-- AVAILABLE DATA --

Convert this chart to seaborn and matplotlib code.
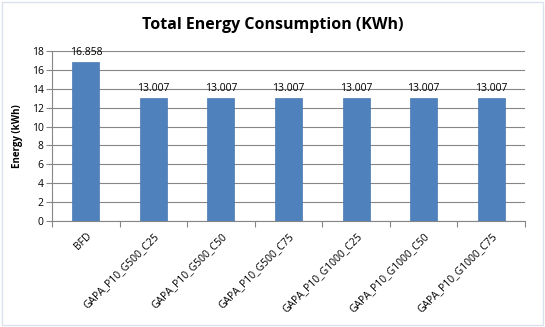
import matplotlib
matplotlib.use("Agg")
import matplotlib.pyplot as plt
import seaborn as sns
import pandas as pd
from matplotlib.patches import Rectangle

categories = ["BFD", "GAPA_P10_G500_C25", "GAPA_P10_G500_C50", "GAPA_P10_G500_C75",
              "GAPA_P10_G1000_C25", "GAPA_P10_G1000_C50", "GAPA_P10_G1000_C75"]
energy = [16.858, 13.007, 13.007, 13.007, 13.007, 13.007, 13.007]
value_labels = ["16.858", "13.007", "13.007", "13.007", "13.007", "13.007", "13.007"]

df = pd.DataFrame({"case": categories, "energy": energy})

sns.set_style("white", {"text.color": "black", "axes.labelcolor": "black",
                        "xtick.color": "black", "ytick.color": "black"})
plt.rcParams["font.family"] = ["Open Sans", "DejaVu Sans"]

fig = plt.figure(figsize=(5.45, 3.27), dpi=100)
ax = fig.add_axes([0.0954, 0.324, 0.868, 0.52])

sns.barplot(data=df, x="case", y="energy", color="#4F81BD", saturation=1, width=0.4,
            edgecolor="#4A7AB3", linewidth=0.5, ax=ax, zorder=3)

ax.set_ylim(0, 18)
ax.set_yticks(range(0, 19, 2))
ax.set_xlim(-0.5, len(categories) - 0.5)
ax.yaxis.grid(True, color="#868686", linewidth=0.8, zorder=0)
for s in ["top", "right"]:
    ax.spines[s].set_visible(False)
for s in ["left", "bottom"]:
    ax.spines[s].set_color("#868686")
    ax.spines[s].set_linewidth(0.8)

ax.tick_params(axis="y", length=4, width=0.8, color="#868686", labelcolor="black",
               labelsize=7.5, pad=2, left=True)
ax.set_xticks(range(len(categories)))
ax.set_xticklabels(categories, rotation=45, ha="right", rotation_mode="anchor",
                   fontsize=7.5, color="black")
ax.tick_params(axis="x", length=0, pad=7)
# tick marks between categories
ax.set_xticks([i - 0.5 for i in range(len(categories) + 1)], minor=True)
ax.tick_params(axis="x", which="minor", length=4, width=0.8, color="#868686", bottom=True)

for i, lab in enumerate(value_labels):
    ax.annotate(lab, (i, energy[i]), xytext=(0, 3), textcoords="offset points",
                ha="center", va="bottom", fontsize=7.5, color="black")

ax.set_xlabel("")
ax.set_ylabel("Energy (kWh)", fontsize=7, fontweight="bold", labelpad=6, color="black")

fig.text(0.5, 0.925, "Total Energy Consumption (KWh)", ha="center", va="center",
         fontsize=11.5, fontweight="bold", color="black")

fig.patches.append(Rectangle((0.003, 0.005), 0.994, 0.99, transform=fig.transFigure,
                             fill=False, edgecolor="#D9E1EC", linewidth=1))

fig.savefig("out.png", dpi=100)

* * *

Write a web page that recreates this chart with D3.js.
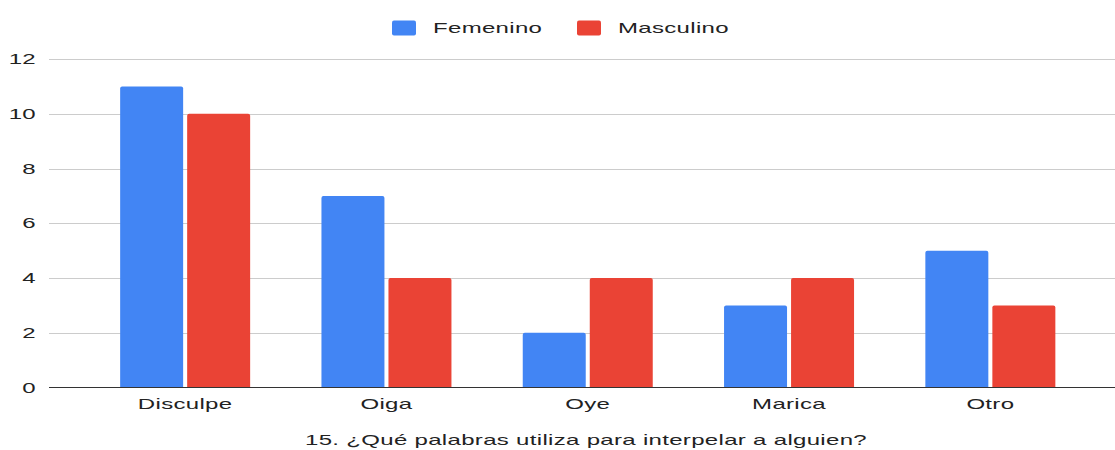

* * *

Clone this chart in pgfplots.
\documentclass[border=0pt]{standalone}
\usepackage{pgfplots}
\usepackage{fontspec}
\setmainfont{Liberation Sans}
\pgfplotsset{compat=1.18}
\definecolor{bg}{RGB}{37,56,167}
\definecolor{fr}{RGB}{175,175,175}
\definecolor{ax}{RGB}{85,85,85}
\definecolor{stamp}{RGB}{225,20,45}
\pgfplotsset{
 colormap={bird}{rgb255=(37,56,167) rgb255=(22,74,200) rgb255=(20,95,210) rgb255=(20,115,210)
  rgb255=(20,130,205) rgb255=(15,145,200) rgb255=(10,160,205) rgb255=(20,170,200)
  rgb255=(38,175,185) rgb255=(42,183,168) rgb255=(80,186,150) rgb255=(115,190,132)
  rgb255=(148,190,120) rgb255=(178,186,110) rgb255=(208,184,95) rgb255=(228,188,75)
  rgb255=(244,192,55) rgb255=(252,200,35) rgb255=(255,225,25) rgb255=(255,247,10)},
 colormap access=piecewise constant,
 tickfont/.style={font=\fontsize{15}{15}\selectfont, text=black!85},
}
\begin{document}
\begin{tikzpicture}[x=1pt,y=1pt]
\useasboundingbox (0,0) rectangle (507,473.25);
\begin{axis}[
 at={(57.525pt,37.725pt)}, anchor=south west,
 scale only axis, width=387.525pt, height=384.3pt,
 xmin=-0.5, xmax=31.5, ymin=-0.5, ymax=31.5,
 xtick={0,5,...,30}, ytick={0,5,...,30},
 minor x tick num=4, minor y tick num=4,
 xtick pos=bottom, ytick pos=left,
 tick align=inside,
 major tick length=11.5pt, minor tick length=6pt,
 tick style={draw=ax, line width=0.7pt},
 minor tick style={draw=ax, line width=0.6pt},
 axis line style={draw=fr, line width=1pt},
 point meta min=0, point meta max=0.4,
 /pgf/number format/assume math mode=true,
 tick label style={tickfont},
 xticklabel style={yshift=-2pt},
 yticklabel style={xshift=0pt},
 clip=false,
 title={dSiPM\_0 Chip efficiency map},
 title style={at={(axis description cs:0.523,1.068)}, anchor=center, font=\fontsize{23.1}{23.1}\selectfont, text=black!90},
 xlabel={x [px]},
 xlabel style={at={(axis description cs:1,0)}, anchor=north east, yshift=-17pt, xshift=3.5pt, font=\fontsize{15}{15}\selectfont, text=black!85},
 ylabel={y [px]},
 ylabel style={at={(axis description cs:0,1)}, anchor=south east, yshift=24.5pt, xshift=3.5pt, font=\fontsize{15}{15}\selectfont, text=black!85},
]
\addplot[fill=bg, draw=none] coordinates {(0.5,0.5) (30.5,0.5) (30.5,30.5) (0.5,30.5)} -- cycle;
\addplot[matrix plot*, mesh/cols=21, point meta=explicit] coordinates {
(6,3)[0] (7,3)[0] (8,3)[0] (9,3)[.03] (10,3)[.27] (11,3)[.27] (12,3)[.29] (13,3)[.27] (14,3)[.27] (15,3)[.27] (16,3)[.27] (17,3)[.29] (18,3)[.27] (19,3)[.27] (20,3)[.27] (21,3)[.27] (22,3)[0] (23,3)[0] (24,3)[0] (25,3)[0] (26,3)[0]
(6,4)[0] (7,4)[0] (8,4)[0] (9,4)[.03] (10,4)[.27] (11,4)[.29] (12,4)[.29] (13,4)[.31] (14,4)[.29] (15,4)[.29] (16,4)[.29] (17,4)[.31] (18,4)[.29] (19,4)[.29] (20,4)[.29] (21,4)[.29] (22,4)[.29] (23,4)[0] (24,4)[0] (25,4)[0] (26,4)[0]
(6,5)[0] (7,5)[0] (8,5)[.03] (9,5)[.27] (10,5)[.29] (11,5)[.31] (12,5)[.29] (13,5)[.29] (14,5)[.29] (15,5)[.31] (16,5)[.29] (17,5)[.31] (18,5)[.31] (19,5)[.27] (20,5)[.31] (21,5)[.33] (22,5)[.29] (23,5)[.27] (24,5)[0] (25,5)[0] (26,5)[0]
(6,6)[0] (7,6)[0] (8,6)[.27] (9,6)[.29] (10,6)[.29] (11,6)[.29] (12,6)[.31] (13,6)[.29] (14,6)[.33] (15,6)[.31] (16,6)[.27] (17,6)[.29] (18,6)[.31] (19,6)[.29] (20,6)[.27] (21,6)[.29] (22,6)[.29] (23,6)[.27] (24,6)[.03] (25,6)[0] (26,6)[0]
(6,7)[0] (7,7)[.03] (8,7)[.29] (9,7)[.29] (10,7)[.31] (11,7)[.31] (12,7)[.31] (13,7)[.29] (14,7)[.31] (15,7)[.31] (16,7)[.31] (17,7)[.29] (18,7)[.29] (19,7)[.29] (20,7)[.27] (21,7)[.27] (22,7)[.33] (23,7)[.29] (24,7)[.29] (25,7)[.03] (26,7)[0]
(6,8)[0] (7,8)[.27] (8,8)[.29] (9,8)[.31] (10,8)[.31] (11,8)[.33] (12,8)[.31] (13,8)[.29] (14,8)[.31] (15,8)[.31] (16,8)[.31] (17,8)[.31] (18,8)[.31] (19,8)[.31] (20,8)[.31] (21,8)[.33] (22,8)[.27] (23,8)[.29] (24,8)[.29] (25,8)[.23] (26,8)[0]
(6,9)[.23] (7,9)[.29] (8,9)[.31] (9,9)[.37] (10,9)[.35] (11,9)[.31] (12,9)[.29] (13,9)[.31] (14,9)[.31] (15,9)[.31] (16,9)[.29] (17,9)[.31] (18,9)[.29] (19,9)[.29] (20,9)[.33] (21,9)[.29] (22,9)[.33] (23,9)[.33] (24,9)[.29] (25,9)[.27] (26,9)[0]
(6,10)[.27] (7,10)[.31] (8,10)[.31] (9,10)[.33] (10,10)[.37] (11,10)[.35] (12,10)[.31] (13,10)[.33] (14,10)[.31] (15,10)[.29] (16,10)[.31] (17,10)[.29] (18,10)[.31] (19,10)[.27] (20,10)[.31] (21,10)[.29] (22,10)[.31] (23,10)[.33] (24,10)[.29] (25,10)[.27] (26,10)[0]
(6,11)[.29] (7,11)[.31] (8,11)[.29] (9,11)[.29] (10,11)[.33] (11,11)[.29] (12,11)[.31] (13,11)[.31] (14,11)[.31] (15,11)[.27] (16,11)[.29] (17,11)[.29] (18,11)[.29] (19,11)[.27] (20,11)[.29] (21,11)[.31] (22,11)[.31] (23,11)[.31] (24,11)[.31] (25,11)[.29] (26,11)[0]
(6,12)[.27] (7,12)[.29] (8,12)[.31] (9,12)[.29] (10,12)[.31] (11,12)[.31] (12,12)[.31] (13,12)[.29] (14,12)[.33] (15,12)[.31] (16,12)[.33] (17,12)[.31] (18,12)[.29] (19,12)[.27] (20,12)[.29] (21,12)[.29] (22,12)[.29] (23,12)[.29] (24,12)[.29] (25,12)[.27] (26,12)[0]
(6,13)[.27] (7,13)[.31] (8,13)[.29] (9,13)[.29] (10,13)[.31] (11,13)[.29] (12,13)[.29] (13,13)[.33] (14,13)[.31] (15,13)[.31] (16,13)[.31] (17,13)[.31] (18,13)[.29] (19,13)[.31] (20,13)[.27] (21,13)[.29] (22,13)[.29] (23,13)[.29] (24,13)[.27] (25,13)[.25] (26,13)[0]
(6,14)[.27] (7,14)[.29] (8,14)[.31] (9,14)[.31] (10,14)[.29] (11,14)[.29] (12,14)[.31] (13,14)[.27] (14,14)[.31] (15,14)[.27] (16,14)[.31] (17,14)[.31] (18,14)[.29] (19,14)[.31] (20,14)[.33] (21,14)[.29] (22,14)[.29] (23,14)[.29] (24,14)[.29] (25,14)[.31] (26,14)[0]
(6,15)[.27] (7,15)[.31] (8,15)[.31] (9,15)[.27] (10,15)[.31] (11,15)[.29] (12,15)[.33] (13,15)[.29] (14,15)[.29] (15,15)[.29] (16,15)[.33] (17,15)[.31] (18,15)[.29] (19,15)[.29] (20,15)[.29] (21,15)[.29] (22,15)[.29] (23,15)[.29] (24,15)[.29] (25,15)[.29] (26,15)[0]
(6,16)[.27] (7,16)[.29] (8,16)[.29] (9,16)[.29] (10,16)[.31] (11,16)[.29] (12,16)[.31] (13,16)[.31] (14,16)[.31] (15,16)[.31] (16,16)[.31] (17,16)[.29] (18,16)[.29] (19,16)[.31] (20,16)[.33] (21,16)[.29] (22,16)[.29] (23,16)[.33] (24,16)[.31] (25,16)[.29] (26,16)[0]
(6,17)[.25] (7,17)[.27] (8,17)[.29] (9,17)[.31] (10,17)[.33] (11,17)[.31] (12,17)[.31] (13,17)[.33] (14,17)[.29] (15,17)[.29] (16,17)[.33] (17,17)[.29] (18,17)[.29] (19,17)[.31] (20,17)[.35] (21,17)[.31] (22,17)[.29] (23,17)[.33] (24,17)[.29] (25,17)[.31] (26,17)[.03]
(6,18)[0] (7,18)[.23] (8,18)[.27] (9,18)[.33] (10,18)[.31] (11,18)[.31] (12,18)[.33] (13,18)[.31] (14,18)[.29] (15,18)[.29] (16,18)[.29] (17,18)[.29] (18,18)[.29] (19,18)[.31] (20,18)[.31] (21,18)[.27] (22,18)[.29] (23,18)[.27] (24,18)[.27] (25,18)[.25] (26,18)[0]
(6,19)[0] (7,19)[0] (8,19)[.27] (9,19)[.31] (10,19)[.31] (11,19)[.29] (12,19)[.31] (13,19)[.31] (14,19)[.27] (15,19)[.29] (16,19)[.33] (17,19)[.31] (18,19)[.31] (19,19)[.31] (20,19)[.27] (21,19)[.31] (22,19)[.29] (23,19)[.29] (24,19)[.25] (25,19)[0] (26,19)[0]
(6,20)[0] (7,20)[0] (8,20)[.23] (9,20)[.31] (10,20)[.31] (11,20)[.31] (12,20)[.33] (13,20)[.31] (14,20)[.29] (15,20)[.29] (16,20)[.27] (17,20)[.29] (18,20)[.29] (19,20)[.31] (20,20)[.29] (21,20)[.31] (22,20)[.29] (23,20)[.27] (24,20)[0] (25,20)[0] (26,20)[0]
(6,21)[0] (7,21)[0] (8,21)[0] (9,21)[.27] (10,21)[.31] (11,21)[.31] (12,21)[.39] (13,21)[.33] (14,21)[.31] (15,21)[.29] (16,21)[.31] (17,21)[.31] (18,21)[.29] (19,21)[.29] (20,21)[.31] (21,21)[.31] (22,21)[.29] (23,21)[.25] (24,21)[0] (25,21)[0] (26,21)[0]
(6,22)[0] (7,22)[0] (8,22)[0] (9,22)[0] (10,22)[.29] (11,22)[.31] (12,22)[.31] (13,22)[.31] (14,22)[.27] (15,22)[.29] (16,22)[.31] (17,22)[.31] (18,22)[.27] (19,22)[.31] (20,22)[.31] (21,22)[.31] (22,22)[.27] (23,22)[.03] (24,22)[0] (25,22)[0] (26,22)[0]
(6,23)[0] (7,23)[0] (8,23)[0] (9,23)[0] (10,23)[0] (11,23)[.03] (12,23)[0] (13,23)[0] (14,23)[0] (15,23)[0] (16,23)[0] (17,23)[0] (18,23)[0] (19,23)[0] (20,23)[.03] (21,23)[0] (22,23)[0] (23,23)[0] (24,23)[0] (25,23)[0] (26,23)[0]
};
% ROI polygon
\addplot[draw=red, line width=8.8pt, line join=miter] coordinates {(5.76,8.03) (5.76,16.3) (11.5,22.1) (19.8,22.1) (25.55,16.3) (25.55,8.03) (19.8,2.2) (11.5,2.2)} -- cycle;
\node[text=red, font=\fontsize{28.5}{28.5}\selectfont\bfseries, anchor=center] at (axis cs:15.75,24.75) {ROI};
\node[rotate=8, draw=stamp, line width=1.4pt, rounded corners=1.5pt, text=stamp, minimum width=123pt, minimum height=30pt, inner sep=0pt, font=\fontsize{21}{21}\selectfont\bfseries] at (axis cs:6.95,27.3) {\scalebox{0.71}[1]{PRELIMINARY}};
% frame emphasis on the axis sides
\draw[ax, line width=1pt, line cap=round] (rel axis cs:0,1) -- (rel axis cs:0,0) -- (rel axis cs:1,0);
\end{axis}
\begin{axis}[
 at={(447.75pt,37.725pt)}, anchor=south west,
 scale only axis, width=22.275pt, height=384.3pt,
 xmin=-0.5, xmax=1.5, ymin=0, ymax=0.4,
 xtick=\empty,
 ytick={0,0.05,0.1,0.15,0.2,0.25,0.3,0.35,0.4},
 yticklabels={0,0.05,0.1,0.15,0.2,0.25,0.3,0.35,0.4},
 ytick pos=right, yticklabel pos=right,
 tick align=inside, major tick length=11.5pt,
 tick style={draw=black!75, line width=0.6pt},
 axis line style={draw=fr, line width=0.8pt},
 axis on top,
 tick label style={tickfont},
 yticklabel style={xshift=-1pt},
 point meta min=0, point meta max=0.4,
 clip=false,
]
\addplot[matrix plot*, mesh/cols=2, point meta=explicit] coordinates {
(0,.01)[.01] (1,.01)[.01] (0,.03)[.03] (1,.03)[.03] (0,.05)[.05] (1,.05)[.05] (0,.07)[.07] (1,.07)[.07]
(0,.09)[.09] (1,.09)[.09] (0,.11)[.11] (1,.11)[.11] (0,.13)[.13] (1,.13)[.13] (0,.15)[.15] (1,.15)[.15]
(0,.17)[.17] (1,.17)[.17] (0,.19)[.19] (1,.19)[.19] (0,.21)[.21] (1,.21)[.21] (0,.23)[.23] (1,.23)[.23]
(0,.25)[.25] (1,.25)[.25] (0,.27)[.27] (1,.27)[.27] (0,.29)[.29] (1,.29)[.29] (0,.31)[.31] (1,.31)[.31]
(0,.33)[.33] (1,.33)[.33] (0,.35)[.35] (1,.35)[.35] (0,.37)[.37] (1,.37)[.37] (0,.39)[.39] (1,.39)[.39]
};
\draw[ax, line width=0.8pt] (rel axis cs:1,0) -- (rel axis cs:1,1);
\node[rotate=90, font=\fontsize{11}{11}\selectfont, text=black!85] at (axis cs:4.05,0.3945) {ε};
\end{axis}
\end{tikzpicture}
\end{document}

-- REQUEST --
State the number of lines in these entries that include the string "chart". Provide nothing beyond that number.

-- RESPONSE TO THE TASK --
3